A few days ago, I purchased a copy of Mark Strand's book Dark Harbor: A Poem, published in 1993 by Alfre A Knopf, Inc. It begins with a poem entitled "Proem," a poem that serves as a preface to the book. In it, the speaker sets off on a journey, confident of "the way" and his desire to follow it. He does not reach his destination, but that does not bother him. It is the journey itself that allows him to "breathe," to say to himself, "This is the life." Let's use this as encouragement to keep following our poetic paths, eschewing discouragement and negativity, and enjoying even the rejections that may often appear disguised as obstacles.


"This is my Main Street," he said as he started off
That morning, leaving the town to the others,
Entering the high-woods tipped in pink

By the rising sun but still dark where he walked.
"This is the way," he continued as he watched
For the great space that he felt sure

Would open before him, a stark sea over which
The turbulent sky would drop the shadowy shapes
Of its song, and he would move his arms

And begin to mark, almost as a painter would,
The passages of greater and lesser worth, the silken
Tropes and calls to this or that, coarsely conceived,

Echoing and blasting all around. He would whip them
Into shape. Everything would have an edge. The burning
Will of weather, blowing overhead, would be his muse.

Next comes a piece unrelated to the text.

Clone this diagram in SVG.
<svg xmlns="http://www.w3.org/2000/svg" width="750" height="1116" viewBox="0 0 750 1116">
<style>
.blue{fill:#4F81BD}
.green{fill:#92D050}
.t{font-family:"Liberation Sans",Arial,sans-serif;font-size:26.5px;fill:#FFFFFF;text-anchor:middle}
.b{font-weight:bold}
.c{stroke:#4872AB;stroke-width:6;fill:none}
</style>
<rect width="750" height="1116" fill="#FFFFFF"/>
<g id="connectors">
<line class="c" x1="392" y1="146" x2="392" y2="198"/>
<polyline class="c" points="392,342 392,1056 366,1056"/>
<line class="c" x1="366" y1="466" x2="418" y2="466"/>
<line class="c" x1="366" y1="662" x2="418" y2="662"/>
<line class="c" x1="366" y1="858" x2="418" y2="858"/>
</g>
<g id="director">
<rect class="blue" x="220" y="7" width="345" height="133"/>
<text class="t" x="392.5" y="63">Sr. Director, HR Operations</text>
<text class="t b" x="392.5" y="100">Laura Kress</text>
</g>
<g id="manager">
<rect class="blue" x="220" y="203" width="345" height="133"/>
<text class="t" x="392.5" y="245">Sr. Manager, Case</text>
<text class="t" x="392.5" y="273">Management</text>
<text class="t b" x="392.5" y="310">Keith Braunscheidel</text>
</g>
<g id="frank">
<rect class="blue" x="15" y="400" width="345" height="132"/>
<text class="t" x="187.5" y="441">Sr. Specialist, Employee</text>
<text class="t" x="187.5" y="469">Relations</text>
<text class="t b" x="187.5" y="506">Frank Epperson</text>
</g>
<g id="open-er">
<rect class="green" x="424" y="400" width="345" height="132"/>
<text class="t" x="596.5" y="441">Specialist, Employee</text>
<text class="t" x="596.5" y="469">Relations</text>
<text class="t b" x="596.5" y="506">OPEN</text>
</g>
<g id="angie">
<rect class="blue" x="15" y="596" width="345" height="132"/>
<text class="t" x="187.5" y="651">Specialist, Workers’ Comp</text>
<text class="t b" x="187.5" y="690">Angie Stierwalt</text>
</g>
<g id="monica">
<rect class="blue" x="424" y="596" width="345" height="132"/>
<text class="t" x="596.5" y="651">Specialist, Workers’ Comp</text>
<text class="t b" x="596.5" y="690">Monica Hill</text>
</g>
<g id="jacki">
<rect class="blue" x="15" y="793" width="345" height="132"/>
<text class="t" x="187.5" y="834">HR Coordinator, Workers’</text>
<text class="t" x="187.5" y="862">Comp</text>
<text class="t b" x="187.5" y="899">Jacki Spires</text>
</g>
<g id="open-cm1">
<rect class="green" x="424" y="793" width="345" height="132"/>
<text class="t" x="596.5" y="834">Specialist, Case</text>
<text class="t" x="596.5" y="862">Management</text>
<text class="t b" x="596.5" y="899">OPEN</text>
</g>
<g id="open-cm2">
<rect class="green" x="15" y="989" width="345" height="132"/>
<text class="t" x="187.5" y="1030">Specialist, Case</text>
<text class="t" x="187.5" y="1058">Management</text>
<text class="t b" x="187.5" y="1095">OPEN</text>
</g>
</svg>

"This is the life," he said, as he reached the first
Of many outer edges to the sea he sought, and he buttoned
His coat, and turned up his collar, and began to breathe.

Mark Strand

Monday, October 03, 2005

Jenny Browne in xconnect

Here's another one for you from xconnect: writers of the information age vol. 6. Pick up a copy of this book; there is such a great variey of poetry in there.

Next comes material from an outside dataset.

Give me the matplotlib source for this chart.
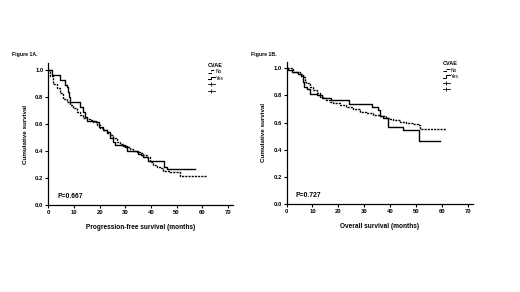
import matplotlib
matplotlib.use("Agg")
import matplotlib.pyplot as plt
from matplotlib.lines import Line2D
from matplotlib.legend_handler import HandlerBase

plt.rcParams["font.family"] = ["Liberation Sans", "DejaVu Sans"]

# Panel A: progression-free survival (step times in months, survival after step)
pfs_no_t = [0, 0.7, 2.0, 3.3, 4.5, 5.9, 7.2, 8.5, 9.8, 11.0, 12.4, 13.7, 15.0, 16.3, 17.6,
            18.9, 20.2, 21.5, 22.8, 24.0, 25.4, 26.7, 28.0, 29.3, 30.6, 31.9, 33.2, 34.5,
            35.8, 37.0, 38.4, 39.7, 41.0, 42.3, 43.6, 44.9, 46.2, 47.5, 51.4, 61.8]
pfs_no_s = [1.0, 0.96, 0.90, 0.865, 0.83, 0.79, 0.766, 0.74, 0.717, 0.69, 0.667, 0.648, 0.635,
            0.63, 0.618, 0.594, 0.569, 0.557, 0.537, 0.52, 0.495, 0.47, 0.453, 0.438, 0.43,
            0.414, 0.404, 0.397, 0.384, 0.372, 0.355, 0.32, 0.298, 0.286, 0.273, 0.256, 0.25,
            0.244, 0.217, 0.217]
pfs_yes_t = [0, 1.3, 4.5, 6.5, 7.2, 7.8, 8.2, 8.5, 12.4, 13.4, 14.3, 15.0, 18.5, 19.8, 21.5,
             22.8, 24.0, 25.4, 26.0, 30.0, 30.6, 35.0, 36.0, 37.0, 39.0, 45.0, 46.2, 57.2]
pfs_yes_s = [1.0, 0.963, 0.926, 0.89, 0.877, 0.84, 0.80, 0.766, 0.73, 0.69, 0.655, 0.625,
             0.615, 0.58, 0.557, 0.544, 0.495, 0.47, 0.446, 0.433, 0.40, 0.38, 0.37, 0.36,
             0.33, 0.28, 0.265, 0.265]

# Panel B: overall survival
os_no_t = [0, 2.6, 5.1, 6.4, 7.1, 7.7, 9.0, 10.3, 11.6, 12.8, 14.1, 15.4, 16.7, 18.0, 20.5,
           23.1, 25.7, 28.3, 30.8, 33.4, 36.0, 38.5, 39.8, 41.1, 43.7, 46.2, 48.8, 50.7,
           51.4, 61.7]
os_no_s = [1.0, 0.975, 0.958, 0.94, 0.90, 0.889, 0.865, 0.84, 0.815, 0.79, 0.778, 0.766,
           0.754, 0.746, 0.729, 0.712, 0.697, 0.68, 0.667, 0.655, 0.648, 0.635, 0.623, 0.618,
           0.606, 0.60, 0.589, 0.58, 0.552, 0.552]
os_yes_t = [0, 0.6, 2.0, 4.5, 5.5, 6.2, 6.6, 8.0, 9.2, 11.7, 13.6, 17.0, 24.0, 32.8, 35.3,
            36.0, 37.3, 39.2, 45.0, 51.1, 59.1]
os_yes_s = [1.0, 0.99, 0.975, 0.96, 0.945, 0.90, 0.862, 0.845, 0.81, 0.80, 0.785, 0.77, 0.74,
            0.717, 0.69, 0.65, 0.63, 0.57, 0.544, 0.463, 0.463]

panels = [
    ("Figure 1A.", "Progression-free survival (months)", "P=0.667",
     pfs_no_t, pfs_no_s, pfs_yes_t, pfs_yes_s),
    ("Figure 1B.", "Overall survival (months)", "P=0.727",
     os_no_t, os_no_s, os_yes_t, os_yes_s),
]


class StepHandler(HandlerBase):
    def create_artists(self, legend, orig_handle, xdescent, ydescent, width, height,
                       fontsize, trans):
        x0, y0 = -xdescent, -ydescent
        xs = [x0, x0 + width * 0.45, x0 + width * 0.45, x0 + width]
        ys = [y0 + height * 0.1, y0 + height * 0.1, y0 + height * 0.9, y0 + height * 0.9]
        ln = Line2D(xs, ys, color="black", lw=orig_handle.get_linewidth() * 0.7,
                    linestyle=orig_handle.get_linestyle(), transform=trans)
        return [ln]


fig = plt.figure(figsize=(5.2, 2.92), dpi=100)
axes_pos = [[0.0929, 0.297, 0.355, 0.486], [0.551, 0.302, 0.359, 0.487]]
title_x = [0.023, 0.483]
leg_anchor = [(0.400, 0.785), (0.852, 0.790)]
ylab_x = [-0.11, -0.108]

for i, (ttl, xlab, ptxt, nt, ns, yt, ys) in enumerate(panels):
    ax = fig.add_axes(axes_pos[i])
    h_no, = ax.step(nt, ns, where="post", color="black", lw=1.0, linestyle=(0, (1.5, 0.8)))
    h_yes, = ax.step(yt, ys, where="post", color="black", lw=1.0)
    ax.set_xlim(0, 72)
    ax.set_ylim(0, 1.05)
    ax.set_xticks(range(0, 71, 10))
    ax.set_yticks([0.0, 0.2, 0.4, 0.6, 0.8, 1.0])
    ax.set_yticklabels(["0.0", "0.2", "0.4", "0.6", "0.8", "1.0"])
    for s in ["top", "right"]:
        ax.spines[s].set_visible(False)
    for s in ["left", "bottom"]:
        ax.spines[s].set_linewidth(0.9)
    ax.tick_params(direction="out", length=2.2, width=0.8, labelsize=4.2, pad=1.3)
    for lbl in ax.get_xticklabels() + ax.get_yticklabels():
        lbl.set_fontweight("bold")
    ax.set_xlabel(xlab, fontsize=4.7, fontweight="bold")
    ax.set_ylabel("Cumulative survival", fontsize=4.5, fontweight="bold")
    ax.yaxis.set_label_coords(ylab_x[i], 0.5)
    ax.xaxis.set_label_coords(0.5, -0.135)
    ax.text(3.5, 0.062, ptxt, fontsize=4.9, fontweight="bold", va="center", ha="left")
    fig.text(title_x[i], 0.812, ttl, fontsize=3.7, fontweight="bold", va="center")

    cens1 = Line2D([], [], color="black", lw=0.6, marker="|", markersize=3.5, mew=0.6)
    cens2 = Line2D([], [], color="black", lw=0.6, marker="|", markersize=3.5, mew=0.6)
    leg = fig.legend([h_no, h_yes, cens1, cens2], ["No", "Yes", "", ""],
                     loc="upper left", bbox_to_anchor=leg_anchor[i],
                     bbox_transform=fig.transFigure, frameon=False,
                     fontsize=3.5, title="CVAE",
                     title_fontproperties={"size": 4.0, "weight": "bold"},
                     handlelength=1.4, handletextpad=0.15, labelspacing=0.3,
                     borderpad=0, borderaxespad=0,
                     handler_map={h_no: StepHandler(), h_yes: StepHandler()},
                     alignment="left")

fig.savefig("out.png", dpi=100)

This one is on page 17, and is written by Jenny Brown:


Why not iron your dream
on a T-Shirt
or wrap your face
round a mug that steams, be seen
and heard?

Remember the big history book
with a picture of Alexis St. Martin,
the flap of his stomach lifted
by Doc Beaumont to show
how he digested the latest news
and his wife's potatoes.

Now I have a new recipe
I want to try but I need
a spring-form pan, I need
to remove the sides
of my own life, get a little
more visibility. I am whispering

my plan to the man sitting
next to me, but his ears
are pierced.

Jenny Browne

Stanley Kunitz states that one should end a poem with an image "and not explain it." Browne does exactly this. What is the power in using this technique? What do you think is the significance of a listener with pierced ears?